Tra tutte queste disgrazie ce n’è tuttavia una che ha segnato in profondo la storia della sottosezione quasi come uno spartiacque del suo secolo di vita ed è la morte, il 12 maggio 1974 sul Monte Colmet in alta Valle d’Aosta, di Marco Pocchiola, figlio del Presidente, e del suo compagno di escursione scialpinistica Giuseppe Meneghello.

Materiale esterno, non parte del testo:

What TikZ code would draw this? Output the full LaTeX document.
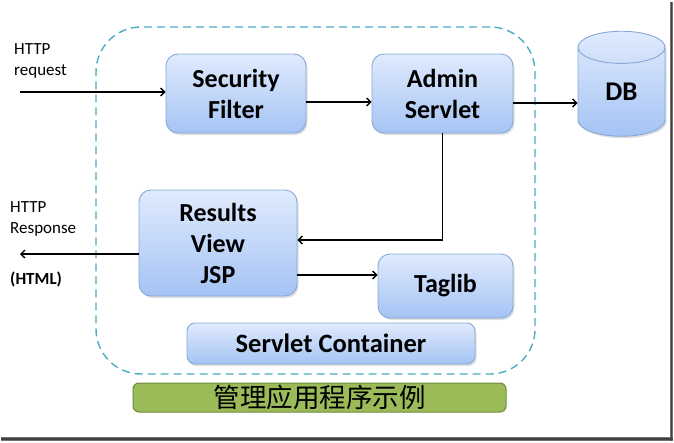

Nondimeno Eugenio Pocchiola, sia pure provato da questo lutto, mantenne ancora la gestione della Geat per un decennio dedicando la sua energia anche alla costruzione di un apposito Rifugio in ricordo dei due caduti nel Vallone di Piantonetto, intitolato ai medesimi.

Analoga attività si è svolta per ricordare altri caduti in montagna e oggi la Sottosezione GEAT è titolare anche degli altri bivacchi Franco Nebbia, Gino Revelli, Fratelli Leonessa.

Gli ultimi quaranta anni non sono più quelli eroici del dopoguerra e non ci sono più alpinisti di punta come i già citati Manera o Motti, tuttavia la socialità è rimasta intatta, dalle gite sociali (alpinistiche, escursionistiche, scialpinistiche, trekking di più giorni), sempre presenti nel calendario annuale del CAI Torino, alla festa presso il Rifugio GEAT Val Gravio per concludere con le annuali ispezioni (e relative manutenzioni) effettuate sempre ad opera dei soci volontari ai bivacchi della sottosezione.

Qualche new entry, sia pure con piccoli numeri si coglie ed è un buon segno; un tempo la “lingua ufficiale geatina” era il piemontese, oggi non potrebbe che essere l’italiano aperto a tutti i frequentatori provenienti da altre regioni o recentemente anche da altri paesi; sono trasformazioni che testimoniano comunque una vitalità che segue il cambiamento dei tempi.

In ogni caso se da parte di tutti si saprà mantenere lo spirito di semplicità, amicizia e accoglienza inclusiva delle origini, mai venuto meno in tutti questi anni, si potrà continuare a percorrere il cammino intrapreso in quel lontano 1920.